October 14, 1994|F. KATHLEEN FOLEY

T eshuvah is a Hebrew term meaning roughly "a return to the fold." For Vicki Juditz, a Gentile woman who has converted to Judaism, the "return" was circuitous but predestined.

Juditz believes that her very Jewish last name indicates that her forbears were once Jewish, and that her own present-day conversion is quite literally a "return" to the faith of her ancestors. In Juditz's one-woman show "Teshuvah, Return," written by Juditz and directed by Alan Kirschenbaum at the Tamarind, Juditz traces the route of her religious pilgrimage, which began as an effort to hold the interest of a recalcitrant Jewish boyfriend.

The boyfriend couldn't make a commitment, but Juditz could. After a few false starts, Juditz fully embraced Judaism when a visit to an aunt and uncle in Germany sparked an epiphany of sorts. Herself of 100% "pure" German blood, Juditz realizes that, for the most part, the atrocities perpetrated against the Jews were committed and countenanced, not by monsters, but by ordinary people like herself.

Soft-voiced and wispy, Juditz possesses a prim self-possession and a talent for dialects. One only wishes that her gentle humor, so effective at intervals, were more in evidence throughout.

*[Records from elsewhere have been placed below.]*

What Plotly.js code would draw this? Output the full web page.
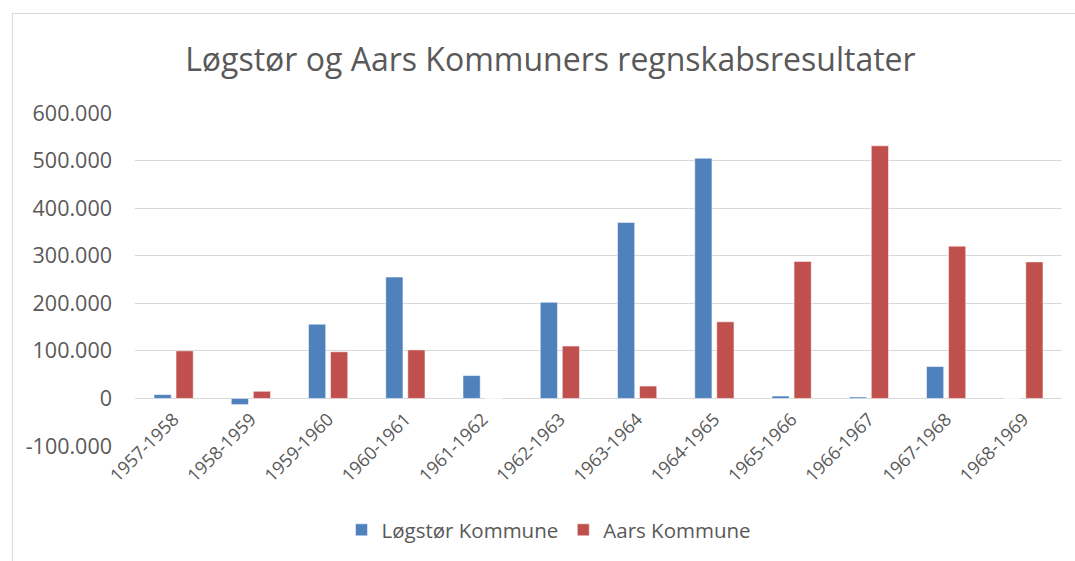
<!DOCTYPE html>
<html>
<head>
<meta charset="utf-8">
<script src="https://cdn.plot.ly/plotly-3.0.1.min.js"></script>
<style>
  html, body { margin: 0; padding: 0; background: #ffffff; overflow: hidden; }
  #chart { width: 1075px; height: 561px; position: absolute; left: 0; top: 0; }
  #frame { position: absolute; left: 12px; top: 13px; width: 1100px; height: 600px; border: 1px solid #d9d9d9; pointer-events: none; }
</style>
</head>
<body>
<div id="chart"></div>
<div id="frame"></div>
<script>
const categories = ["1957-1958","1958-1959","1959-1960","1960-1961","1961-1962","1962-1963",
                    "1963-1964","1964-1965","1965-1966","1966-1967","1967-1968","1968-1969"];
const loegstoer = [8000, -13000, 156000, 255000, 48000, 202000, 370000, 505000, 5000, 3000, 67000, 0];
const aars = [100000, 15000, 98000, 102000, 0, 110000, 26000, 161000, 288000, 531000, 320000, 287000];
const yTickVals = [-100000, 0, 100000, 200000, 300000, 400000, 500000, 600000];
const yTickText = ["-100.000", "0", "100.000", "200.000", "300.000", "400.000", "500.000", "600.000"];

const fontFam = "Open Sans, Liberation Sans, sans-serif";
const txt = "#595959";
const yMin = -100000, yMax = 600000;

const data = [
  { type: "bar", name: "Løgstør Kommune", x: categories, y: loegstoer,
    marker: { color: "#4f81bd", line: { color: "#ffffff", width: 0.5 } }, hoverinfo: "x+y" },
  { type: "bar", name: "Aars Kommune", x: categories, y: aars,
    marker: { color: "#c0504d", line: { color: "#ffffff", width: 0.5 } }, hoverinfo: "x+y" }
];

const layout = {
  width: 1075, height: 561,
  margin: { l: 135, r: 13, t: 113, b: 115 },
  paper_bgcolor: "rgba(0,0,0,0)", plot_bgcolor: "rgba(0,0,0,0)",
  font: { family: fontFam, color: txt },
  title: { text: "Løgstør og Aars Kommuners regnskabsresultater",
           font: { family: fontFam, size: 32, color: txt },
           xref: "container", x: 0.512, xanchor: "center",
           yref: "container", y: 1 - 60/561, yanchor: "middle" },
  barmode: "group", bargap: 0.43, bargroupgap: 0.22,
  xaxis: { type: "category", tickangle: -45, showgrid: false, showline: false, zeroline: false,
           anchor: "free", position: (0 - yMin) / (yMax - yMin),
           ticklabelstandoff: 6,
           tickfont: { size: 18, color: txt }, ticks: "" },
  yaxis: { range: [yMin, yMax], tickvals: yTickVals, ticktext: yTickText,
           showgrid: true, gridcolor: "#d9d9d9", gridwidth: 1,
           zeroline: true, zerolinecolor: "#d9d9d9", zerolinewidth: 1,
           showline: false, ticks: "", ticklabelstandoff: 22,
           tickfont: { size: 21.5, color: txt } },
  legend: { orientation: "h", xref: "container", yref: "container",
            x: 0.5107, xanchor: "center", y: 1 - 530/561, yanchor: "middle",
            font: { size: 20.5, color: txt }, itemwidth: 30, traceorder: "normal" },
  showlegend: true
};

Plotly.newPlot("chart", data, layout, { displayModeBar: false, staticPlot: true });
</script>
</body>
</html>
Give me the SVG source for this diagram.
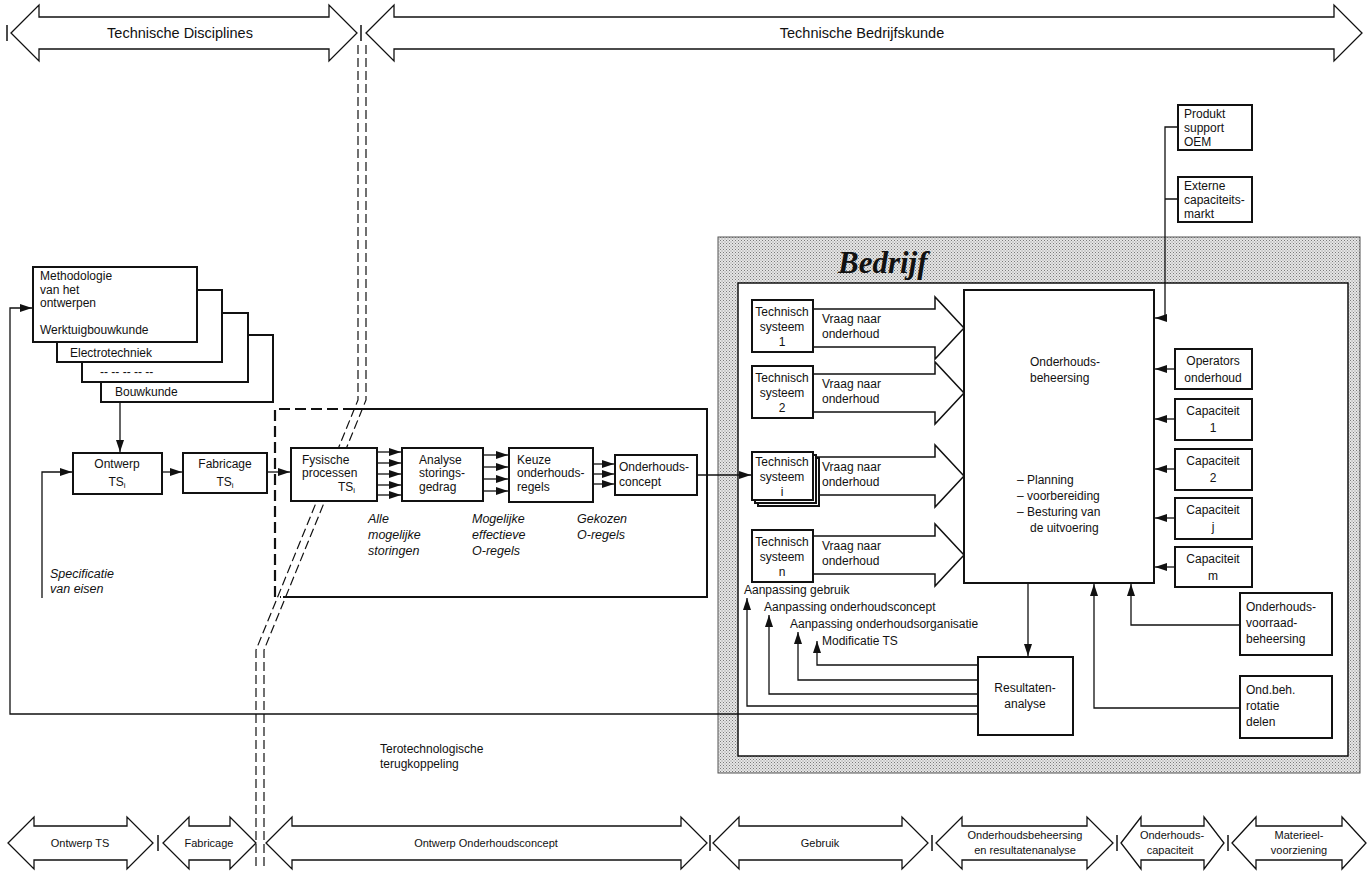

Relentlessly chronological, Juditz's autobiographical narrative, while clearly heartfelt, is filtered through a strained reverence that is ultimately deadening. In an effort to drive home the horrors of the Holocaust, Juditz recapitulates entire scenes from the famed Holocaust documentary "Shoah," an approach that seems impersonal and emotionally evasive.

Like great poets, truly great monologuists carve new pathways through the familiar. Juditz's pedestrianism leaves this "Return" trapped in the thicket of good intentions.